While most 3D software suites are many gigabytes in size, Blender’s install file is barely over 10 MB and is only 2 GB once fully installed! If you download Blender, then you’re partaking in a great digital movement. Aside from the great fact that it’s completely free, it’s also available for all major operating systems under the GNU General Public License. That means you can use or modify it in any way you desire with no restrictions or hidden licensing fees. You own everything you create with it and are free to distribute your work or even Blender mods however you’d like. You can read all of the frequently asked copyright questions here if you’re not convinced yet.

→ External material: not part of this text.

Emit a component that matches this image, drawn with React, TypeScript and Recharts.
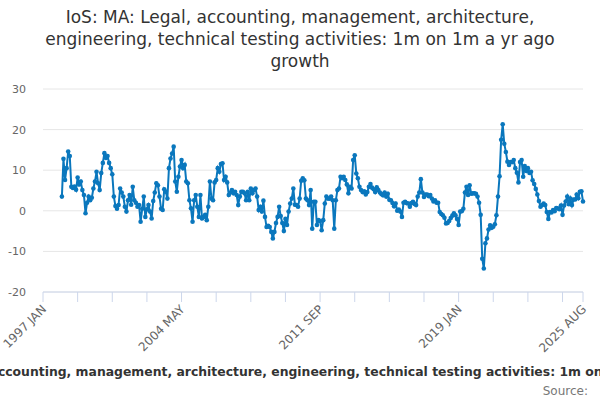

Okay, it’s free and suspiciously tiny, so it must not be as robust and powerful as its pricy competitors, right? Wrong. Don’t take my word for it though, just watch this 1080p animated short film, Big Buck Bunny, that was made using an older version of Blender and was released in 2009. While it may not be as impressive as top tier Pixar productions, it’s certainly comparable to the famous Ice Age movies that were made by Blue Sky Studios.

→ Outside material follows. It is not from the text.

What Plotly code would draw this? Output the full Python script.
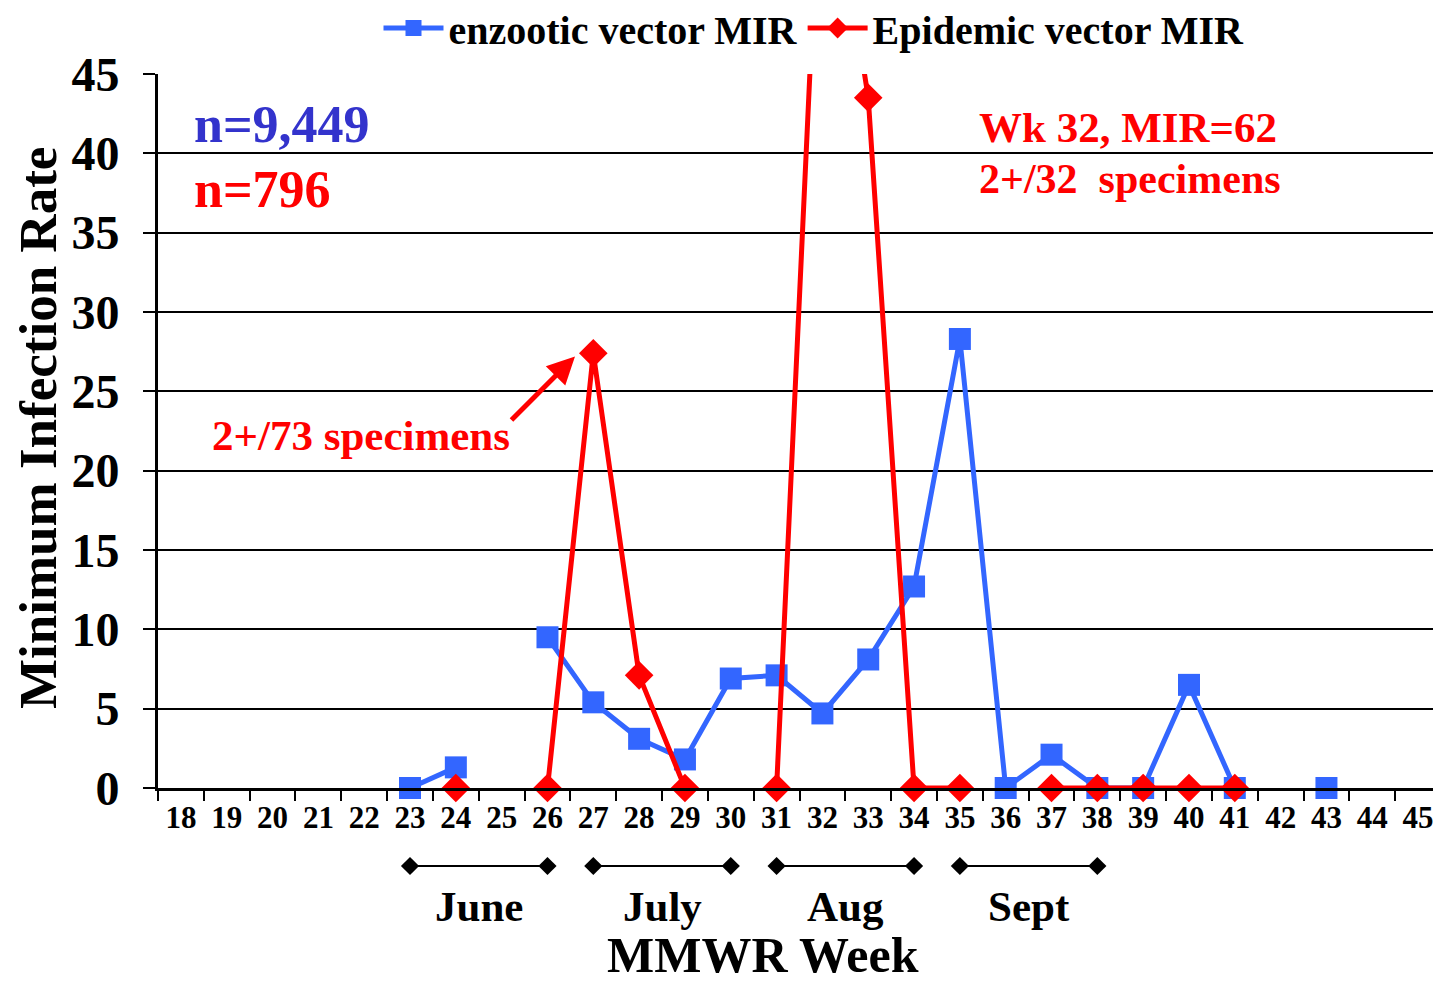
import plotly.graph_objects as go

weeks = [str(w) for w in range(18, 46)]

# enzootic vector MIR by week (None = no data)
enzootic = {23: 0, 24: 1.3, 26: 9.5, 27: 5.4, 28: 3.1, 29: 1.8, 30: 6.9, 31: 7.1,
            32: 4.7, 33: 8.1, 34: 12.7, 35: 28.3, 36: 0, 37: 2.1, 38: 0, 39: 0,
            40: 6.5, 41: 0, 43: 0}
# Epidemic vector MIR by week
epidemic = {24: 0, 26: 0, 27: 27.4, 28: 7.1, 29: 0, 31: 0, 32: 62, 33: 43.5,
            34: 0, 35: 0, 37: 0, 38: 0, 39: 0, 40: 0, 41: 0}

enz_vals = [enzootic.get(int(w)) for w in weeks]
epi_vals = [epidemic.get(int(w)) for w in weeks]

months = ["June", "July", "Aug", "Sept"]
month_start = ["23", "27", "31", "35"]
month_end = ["26", "30", "34", "38"]

FONT = "Liberation Serif"
BLUE = "#3366FF"
RED = "#FF0000"

W, H = 1433, 980  # page body has an 8px margin


def py(pix):  # page pixel row -> paper y
    return (988 - pix) / H


def px(pix):  # page pixel column -> paper x
    return (pix - 158) / 1283


fig = go.Figure()
fig.add_trace(go.Scatter(
    x=weeks, y=enz_vals, name="enzootic vector MIR", mode="lines+markers",
    line=dict(color=BLUE, width=5), marker=dict(symbol="square", size=22, color=BLUE),
    connectgaps=False, cliponaxis=False))
fig.add_trace(go.Scatter(
    x=weeks, y=epi_vals, name="Epidemic vector MIR", mode="lines+markers",
    line=dict(color=RED, width=5), marker=dict(symbol="diamond", size=22, color=RED),
    connectgaps=False, cliponaxis=False))

# month brackets on a hidden subplot sharing the week scale
bx, by = [], []
for s, e in zip(month_start, month_end):
    bx += [s, e, None]
    by += [0.8, 0.8, None]
fig.add_trace(go.Scatter(
    x=bx, y=by, xaxis="x2", yaxis="y2", mode="lines+markers", showlegend=False,
    line=dict(color="black", width=2), marker=dict(symbol="diamond", size=14, color="black"),
    cliponaxis=False, hoverinfo="skip"))

annotations = []
for i, m in enumerate(months):
    mid = (weeks.index(month_start[i]) + weeks.index(month_end[i])) / 2
    annotations.append(dict(x=mid, y=0.3, xref="x2", yref="y2", text=m, showarrow=False,
                            xanchor="center", yanchor="middle",
                            font=dict(family=FONT, size=43, color="black", weight="bold")))

annotations += [
    dict(x=0.24, y=41.8, xref="x", yref="y", text="n=9,449", xanchor="left", yanchor="middle",
         showarrow=False, font=dict(family=FONT, size=52, color="#3333CC", weight="bold")),
    dict(x=0.24, y=37.7, xref="x", yref="y", text="n=796", xanchor="left", yanchor="middle",
         showarrow=False, font=dict(family=FONT, size=52, color=RED, weight="bold")),
    dict(x=17.38, y=41.65, xref="x", yref="y", text="Wk 32, MIR=62", xanchor="left", yanchor="middle",
         showarrow=False, font=dict(family=FONT, size=43, color=RED, weight="bold")),
    dict(x=17.38, y=38.4, xref="x", yref="y", text="2+/32  specimens", xanchor="left", yanchor="middle",
         showarrow=False, font=dict(family=FONT, size=42, color=RED, weight="bold")),
    dict(x=0.63, y=22.2, xref="x", yref="y", text="2+/73 specimens", xanchor="left", yanchor="middle",
         showarrow=False, font=dict(family=FONT, size=43, color=RED, weight="bold")),
    dict(x=8.6, y=27.2, xref="x", yref="y", text="", showarrow=True, ax=-65, ay=65,
         arrowhead=2, arrowsize=1.1, arrowwidth=5, arrowcolor=RED),
    dict(x=px(38), y=py(428), xref="paper", yref="paper", text="Minimum Infection Rate",
         textangle=-90, showarrow=False, xanchor="center", yanchor="middle",
         font=dict(family=FONT, size=53, color="black", weight="bold")),
    dict(x=px(763), y=py(955), xref="paper", yref="paper", text="MMWR Week", showarrow=False,
         xanchor="center", yanchor="middle",
         font=dict(family=FONT, size=50, color="black", weight="bold")),
]

fig.update_layout(
    width=W, height=H,
    margin=dict(l=150, r=0, t=0, b=0, autoexpand=False),
    paper_bgcolor="white", plot_bgcolor="white",
    showlegend=True,
    legend=dict(orientation="h", x=px(814), y=py(28), xanchor="center", yanchor="middle",
                font=dict(family=FONT, size=40, color="black", weight="bold"),
                itemwidth=60, bgcolor="rgba(0,0,0,0)"),
    xaxis=dict(type="category", categoryorder="array", categoryarray=weeks,
               range=[-0.5, 27.5], domain=[0, 1], anchor="y",
               tickson="boundaries", ticks="outside", ticklen=10, tickwidth=2, tickcolor="black",
               showline=True, linecolor="black", linewidth=3, showgrid=False,
               tickfont=dict(family=FONT, size=31, color="black", weight="bold"),
               automargin=False),
    yaxis=dict(range=[0, 45], domain=[py(788), py(74)], anchor="x", dtick=5,
               ticks="outside", ticklen=12, tickwidth=2, tickcolor="black",
               showline=True, linecolor="black", linewidth=3, ticklabelstandoff=14,
               showgrid=True, gridcolor="black", gridwidth=2, zeroline=False,
               tickfont=dict(family=FONT, size=48, color="black", weight="bold"),
               automargin=False),
    xaxis2=dict(type="category", categoryorder="array", categoryarray=weeks,
                matches="x", domain=[0, 1], anchor="y2", visible=False),
    yaxis2=dict(range=[0, 1], domain=[py(930), py(850)], anchor="x2", visible=False),
    annotations=annotations,
)

fig.write_html("out.html")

As always, I don’t urge people to use software because it’s cheap, expensive, simple, complex, or any other appealing factor. All animation programs are nothing more than different tools to get the same job done, and bells and whistles are worth exploring, but knowing the basic animation principles is far more important than using the best animation software. Different employers use different software, so it’s likely that over the course of your entire career you’ll be asked to learn many programs and interfaces. Try them all and have fun! Here are some of the best things Blender has to offer for animators.

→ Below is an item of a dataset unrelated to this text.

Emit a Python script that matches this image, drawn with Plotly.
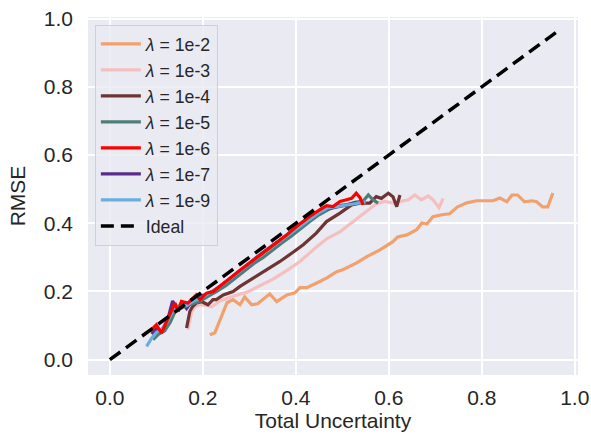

- Armature (skeleton) deformation with forward/inverse kinematics and pole target support.
- Non-linear animation editor for mixing individual actions created in Action Editor.
- Character animation pose editor, automated walk cycles along paths, and animated constraint systems.
- Vertex key framing for morphing, with controlling sliders.
- 'Ipo' system integrates both motion curve and traditional key frame editing.
- Audio playback, mixing and editing support for sound synchronization, and timeline help markers.
- Python scripting access for custom and procedural animation effects.
- Conformal and angle based unwrapping methods, as well as seam based unwrapping.
- Interactive 3D paint for vertex weighting and automatic skinning that’s heat equilibrium based.
- Volume deformers use mesh cages to deform complex objects.
- Bone layers and colored groups for better rig organization.
- Particle system can be attached to any mesh object. Control methods include weight painting, textures, curve guides, and wind/vortex effects. Particles can be deflected by moving geometry.
- Hair strands can be created by a static particle system, supporting all particle control methods.
- Fluid simulator with fully animated inflow, outflow, obstacle, and fluid objects. Gravity and viscosity settings can also be animated. Supports vector blur that’s integrated with particles.
- Export scripts available for external renderers such as Renderman, Povray, Virtualight, Lux, Indigo and V-Ray.
Community and Tutorials
Not only does Blender offer free software, they even provide extensive tutorials for free on their site! Is English not your first language? Their Wiki User Manual has been adapted to over 20 different languages. Have you done everything you can on your own and want to join a Blender community? Choose from the dozens of sites that span 18 countries, or one of the two official Blender forums. If you still need help after free software, free tutorials, an extensive forum (a previous Blender version was downloaded over 800,000 times in a single month), and dozens of community art, then there’s even a Blender certification program that can connect you with verified professionals to personally train you.